The World Is Facing a Shortage of Camembert Cheese
If there's one universally loved cheese guaranteed to make it onto our charcuterie boards and Wine Wednesday snack platters, it's Camembert—the soft, spreadable and desirably funky wheel that always has us tearing off another hunk of a baguette. Unfortunately, this prized cheese's days are dwindling.
To be labeled a true Camembert de Normandie, the cheese's rind must be stamped with the PDO label—signifying it actually came from the land of butter-laden kouign-amann and briny shellfish. This authentic stuff, Bloomberg reports, must be made to exacting specifications: The milk must be raw, unfiltered and have a buttery fat content of at least 38 percent, while the cows must be fed a strict diet of local grass and hay, among a whole list of other finicky rules.
The problem? There's no longer enough French farmers willing to go through this complicated process. Larger corporations are continuously buying out smaller artisans—who've been producing the genuine funky Camembert that's the stuff of our Parisian daydreams—and, in turn, are cranking out fake versions sold under a generic label.
Today, only four million out of the 360 million wheels (that's just a little more than 1 percent) of Camembert made annually are PDO approved, but as little farms keep disappearing, that number is going to steadily decline.
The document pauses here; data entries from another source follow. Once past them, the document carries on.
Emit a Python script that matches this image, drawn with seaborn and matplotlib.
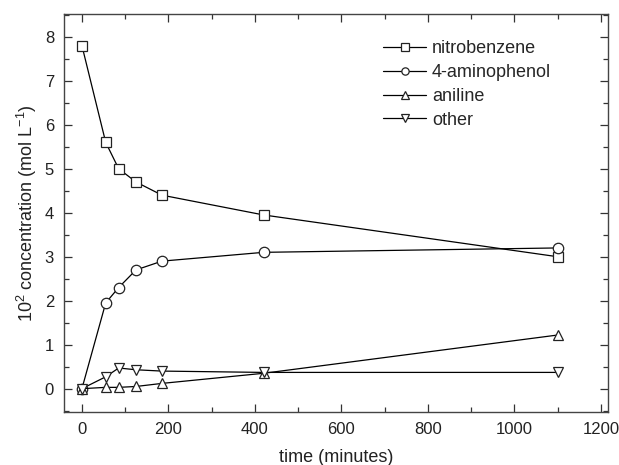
import numpy as np
import pandas as pd
import seaborn as sns
import matplotlib.pyplot as plt
from matplotlib.ticker import MultipleLocator

time_min = [0, 55, 85, 125, 185, 420, 1100]
nitrobenzene = [7.8, 5.6, 5.0, 4.7, 4.4, 3.95, 3.0]
aminophenol = [0.0, 1.95, 2.3, 2.7, 2.9, 3.1, 3.2]
aniline = [0.0, 0.03, 0.03, 0.05, 0.12, 0.35, 1.22]
other = [0.0, 0.27, 0.47, 0.43, 0.40, 0.37, 0.37]

series_names = ['nitrobenzene', '4-aminophenol', 'aniline', 'other']
series_markers = ['s', 'o', '^', 'v']


def main():
    sns.set_style('ticks')
    plt.rcParams['font.family'] = ['Liberation Sans', 'DejaVu Sans']
    plt.rcParams['mathtext.fontset'] = 'custom'
    plt.rcParams['mathtext.rm'] = 'Liberation Sans'
    plt.rcParams['mathtext.it'] = 'Liberation Sans:italic'

    values = [nitrobenzene, aminophenol, aniline, other]
    fig, ax = plt.subplots(figsize=(6.19, 4.65), dpi=100)
    for name, vals, mk in zip(series_names, values, series_markers):
        df = pd.DataFrame({'time': time_min, 'conc': vals})
        sns.lineplot(x='time', y='conc', data=df, ax=ax, color='black', lw=0.9,
                     marker=mk, markersize=7.5, markerfacecolor='white',
                     markeredgecolor='#222222', markeredgewidth=0.9, label=name)

    ax.set_xlim(-42, 1216)
    ax.set_ylim(-0.53, 8.52)
    ax.xaxis.set_major_locator(MultipleLocator(200))
    ax.xaxis.set_minor_locator(MultipleLocator(100))
    ax.yaxis.set_major_locator(MultipleLocator(1))
    ax.yaxis.set_minor_locator(MultipleLocator(0.5))
    ax.tick_params(which='both', direction='in', top=True, right=True,
                   colors='#333333', labelcolor='#222222', labelsize=12, width=0.9)
    ax.tick_params(which='major', length=6, pad=7)
    ax.tick_params(which='minor', length=3.5)
    for sp in ax.spines.values():
        sp.set_color('#444444')
        sp.set_linewidth(1.0)

    ax.set_xlabel('time (minutes)', fontsize=13, color='#222222', labelpad=9)
    ax.set_ylabel(r'10$^2$ concentration (mol L$^{-1}$)', fontsize=13, color='#222222', labelpad=4)

    ax.legend(loc='upper left', bbox_to_anchor=(0.557, 0.975), frameon=False,
              fontsize=13, handlelength=2.4, handletextpad=0.3, labelspacing=0.38,
              markerscale=0.7)

    plt.subplots_adjust(left=0.103, right=0.982, top=0.970, bottom=0.114)
    plt.savefig('out.png', dpi=100)
    plt.close()


if __name__ == "__main__":
    main()
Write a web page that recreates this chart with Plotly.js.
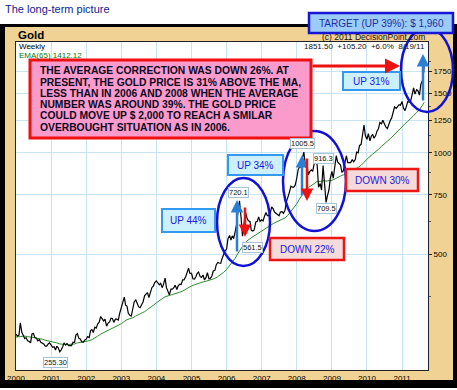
<!DOCTYPE html>
<html>
<head>
<meta charset="utf-8">
<script src="https://cdn.plot.ly/plotly-3.0.1.min.js"></script>
<style>html,body{margin:0;padding:0;background:#fff;}#chart{width:457px;height:390px;}</style>
</head>
<body>
<div id="chart"></div>
<script>
// ---------------- DATA ----------------
const yearLabels = ['2000','2001','2002','2003','2004','2005','2006','2007','2008','2009','2010','2011'];
const priceTickVals = [500, 750, 1000, 1250, 1500, 1750];
// Gold weekly close sampled on the 1st and 15th of each month (2000-01 .. 2011-08-15)
const goldPrice = [
  289,285,287,312,293,287,280,282,276,275,272,289,290,282,281,276,278,273,272,270,266,266,270,272,
  268,264,265,259,266,263,256,259,265,272,268,271,267,267,267,273,273,287,290,281,279,274,273,277,
  279,284,282,296,298,292,303,301,310,313,326,321,316,320,305,311,314,322,321,313,320,320,318,333,
  346,356,372,352,350,333,328,327,345,360,365,356,348,346,356,360,376,379,384,371,384,397,402,411,
  416,410,405,409,397,406,424,397,388,378,393,393,397,404,392,402,407,406,419,419,428,440,454,438,
  438,422,421,428,438,442,428,426,433,419,426,440,422,423,430,445,447,464,472,470,469,485,500,510,
  517,555,568,550,566,556,584,612,675,720,640,565,614,668,640,628,625,588,585,590,623,625,645,625,
  632,627,650,664,650,650,663,690,681,666,660,655,650,667,668,660,675,715,735,760,795,790,790,800,
  840,890,910,905,970,1005,905,925,860,880,890,880,930,975,915,790,810,775,916,820,712,745,775,840,
  880,840,920,980,940,930,920,875,885,930,980,935,935,935,955,940,955,1005,1000,1050,1060,1115,1210,1125,
  1096,1140,1085,1120,1135,1105,1125,1160,1180,1230,1220,1250,1210,1195,1180,1220,1250,1270,1315,1370,1355,1370,1390,1385,
  1420,1360,1335,1375,1420,1415,1430,1485,1560,1495,1540,1530,1485,1595,1640,1745
];
const lastDate = '2011-08-19';
const lastPrice = 1851.50;
// EMA(65) on the 1st of each month (2000-01 .. 2011-08)
const emaValues = [
  283,284,285,285,284,283,283,282,281,279,277,276,
  275,273,272,270,269,269,269,269,270,272,273,273,
  274,276,278,281,285,289,292,295,298,301,303,306,
  310,315,319,321,323,327,330,333,337,342,346,352,
  358,364,368,373,375,377,380,382,385,388,393,398,
  402,405,408,411,413,415,417,419,423,428,434,441,
  450,462,473,486,503,520,535,547,556,563,570,578,
  585,593,600,608,616,622,627,633,640,652,668,684,
  705,730,755,775,788,800,812,822,822,826,824,824,
  828,836,846,853,860,869,876,884,892,904,918,938,
  960,976,991,1006,1024,1045,1066,1083,1101,1124,1151,1177,
  1200,1220,1240,1262,1290,1318,1342,1385
];
const lastEma = 1412.12;

// ---------------- BUILD X ----------------
function pad(n){return (n<10?'0':'')+n;}
const priceDates = [];
for (let i = 0; i < goldPrice.length; i++) {
  const y = 2000 + Math.floor(i/24), m = Math.floor((i%24)/2)+1, d = (i%2===0)?1:15;
  priceDates.push(y+'-'+pad(m)+'-'+pad(d));
}
const priceX = priceDates.concat([lastDate]);
const priceY = goldPrice.concat([lastPrice]);
const emaX = [];
for (let i = 0; i < emaValues.length; i++) {
  emaX.push((2000+Math.floor(i/12))+'-'+pad(i%12+1)+'-01');
}
emaX.push(lastDate);
const emaY = emaValues.concat([lastEma]);
const yearTickVals = yearLabels.map(y => y+'-01-01');

// ---------------- LAYOUT HELPERS ----------------
const L=16, R=428, T=42, B=370;
const px = x => (x-L)/(R-L);
const py = y => (B-y)/(B-T);
const FONT = 'Liberation Sans, Arial, sans-serif';

const shapes = [];
function rect(x0,y0,x1,y1,fill,line,lw,layer){
  shapes.push({type:'rect',xref:'paper',yref:'paper',x0:px(x0),x1:px(x1),y0:py(y1),y1:py(y0),
    fillcolor:fill,line:{color:line||'rgba(0,0,0,0)',width:lw||0},layer:layer||'above'});
}
function ellipse(x0,y0,x1,y1,color,lw){
  shapes.push({type:'circle',xref:'paper',yref:'paper',x0:px(x0),x1:px(x1),y0:py(y1),y1:py(y0),
    line:{color:color,width:lw},fillcolor:'rgba(0,0,0,0)',layer:'above'});
}
const anns = [];
function text(t,x,y,size,color,xa,opts){
  anns.push(Object.assign({xref:'paper',yref:'paper',x:px(x),y:py(y),text:t,showarrow:false,
    xanchor:xa||'left',yanchor:'middle',font:{family:FONT,size:size,color:color}},opts||{}));
}
function arrow(x1,y1,x2,y2,color,w){
  anns.push({xref:'paper',yref:'paper',x:px(x2),y:py(y2),ax:x1-x2,ay:y1-y2,text:'',showarrow:true,
    arrowhead:2,arrowsize:1,arrowwidth:w,arrowcolor:color,standoff:0,startstandoff:0});
}
function valLabel(t,x,y){
  text(t,x,y,7.5,'#111','center',{bgcolor:'#ffffff',bordercolor:'#a9c4d6',borderwidth:1,borderpad:0});
}

// frame
rect(0,24,457,388,'#000000',null,0,'below');
rect(5,27,453,380,'#F0D294',null,0,'below');
rect(L,T,R,B,'#FFFFFF',null,0,'below');

// ellipses
ellipse(217,178,270,266,'#1111D6',2.5);
ellipse(283,131,346,231,'#1111D6',2.5);
ellipse(401,28,453,112,'#1111D6',2.5);

// pink commentary box
rect(30,60,311,138,'#FB9BCB','#F01010',3);
// target box
rect(309,13,453,33,'#9CCBF8','#1515D8',2.5);
// UP boxes
const upFill='#CDF0FF', upLine='#3399F0', dnFill='#F4DADA', dnLine='#EE1515', boxText='#1a1adf';
rect(162,209,215,232,upFill,upLine,2);
rect(228,155,283,175,upFill,upLine,2);
rect(343,72,400,90,upFill,upLine,2);
// DOWN boxes
rect(270,238,344,260,dnFill,dnLine,2.5);
rect(346,169,418,191,dnFill,dnLine,2.5);

// texts
text('The long-term picture',3,9,11,'#101C8C','left');
text('<b>Gold</b>',16,35,11.5,'#000','left');
text('Weekly',17,46,8,'#000','left');
text('EMA(65) 1412.12',17,55,8,'#0A7A0A','left');
text('(c) 2011 DecisionPoint.com',427,37,8.5,'#111','right');
text('1851.50\u00a0\u00a0+105.20\u00a0\u00a0+6.0%\u00a0\u00a08/19/11',427,46,8,'#111','right');
text('TARGET (UP 39%): $ 1,960',381,23,10,'#1a2fa0','center');

const boxLines = [
  'THE AVERAGE CORRECTION WAS DOWN 26%. AT',
  'PRESENT, THE GOLD PRICE IS 31% ABOVE THE MA,',
  'LESS THAN IN 2006 AND 2008 WHEN THE AVERAGE',
  'NUMBER WAS AROUND 39%. THE GOLD PRICE',
  'COULD MOVE UP $ 2,000 TO REACH A SMILAR',
  'OVERBOUGHT SITUATION AS IN 2006.'
];
boxLines.forEach((s,i)=>text('<b>'+s+'</b>',38,71+i*11.2,10.3,'#0a0a22','left'));

text('UP 44%',188.5,220.5,10,boxText,'center');
text('UP 34%',255.5,165,10,boxText,'center');
text('UP 31%',371.5,81,10,boxText,'center');
text('DOWN 22%',307,249,10,boxText,'center');
text('DOWN 30%',382,180,10,boxText,'center');

valLabel('720.1',238,192);
valLabel('561.5',252,247);
valLabel('1005.5',302,143);
valLabel('916.3',323,158);
valLabel('709.5',326,208);
valLabel('255.30',55,362);

// arrows
arrow(311,66,400,66,'#EE1111',3);
arrow(237,253,237,200,'#2a7fd4',2.5);
arrow(245,206,245,237,'#EE1111',2.5);
arrow(302,197,302,155,'#2a7fd4',2.5);
arrow(307,157,307,201,'#EE1111',2.5);
arrow(423,102,423,54,'#2a7fd4',2.5);

const traces = [
  {x:emaX,y:emaY,type:'scatter',mode:'lines',line:{color:'#2E8B2E',width:1},hoverinfo:'skip'},
  {x:priceX,y:priceY,type:'scatter',mode:'lines',line:{color:'#000',width:1.2},hoverinfo:'skip'}
];

const gridC = '#C8E4F4';
const layout = {
  width:457,height:390,
  margin:{l:L,r:457-R,t:T,b:390-B,pad:0},
  paper_bgcolor:'#FFFFFF',plot_bgcolor:'rgba(0,0,0,0)',
  showlegend:false,
  font:{family:FONT,size:8,color:'#000'},
  xaxis:{type:'date',range:['2000-01-01','2011-09-28'],tickmode:'array',tickvals:yearTickVals,ticktext:yearLabels,
    showgrid:true,gridcolor:gridC,gridwidth:1,zeroline:false,showline:true,linecolor:'#222',linewidth:1,mirror:true,
    ticks:'',tickfont:{family:FONT,size:8,color:'#000'},fixedrange:true},
  yaxis:{type:'log',side:'right',range:[Math.log10(225.9),Math.log10(2136)],tickmode:'array',tickvals:priceTickVals,
    ticktext:priceTickVals.map(String),showgrid:true,gridcolor:gridC,gridwidth:1,zeroline:false,showline:true,
    linecolor:'#222',linewidth:1,mirror:true,ticks:'outside',ticklen:3,tickcolor:'#222',
    minor:{tickvals:[375,625,875,1125,1375,1625,1875],ticks:'outside',ticklen:2,tickcolor:'#555',showgrid:false},
    tickfont:{family:FONT,size:8,color:'#000'},fixedrange:true},
  shapes:shapes,
  annotations:anns
};
Plotly.newPlot('chart',traces,layout,{displayModeBar:false,staticPlot:true});
</script>
</body>
</html>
So what does this mean for Stateside cheese heads? Due to long-standing regulations of importing raw milk products, chances are you've actually never had real Camembert in the first place. And while there are some admittedly good domestic cheese makers churning out their own versions, the moral of this story is that it's time for you to book a ticket to France and seek out this endangered species for yourself—before it potentially goes away.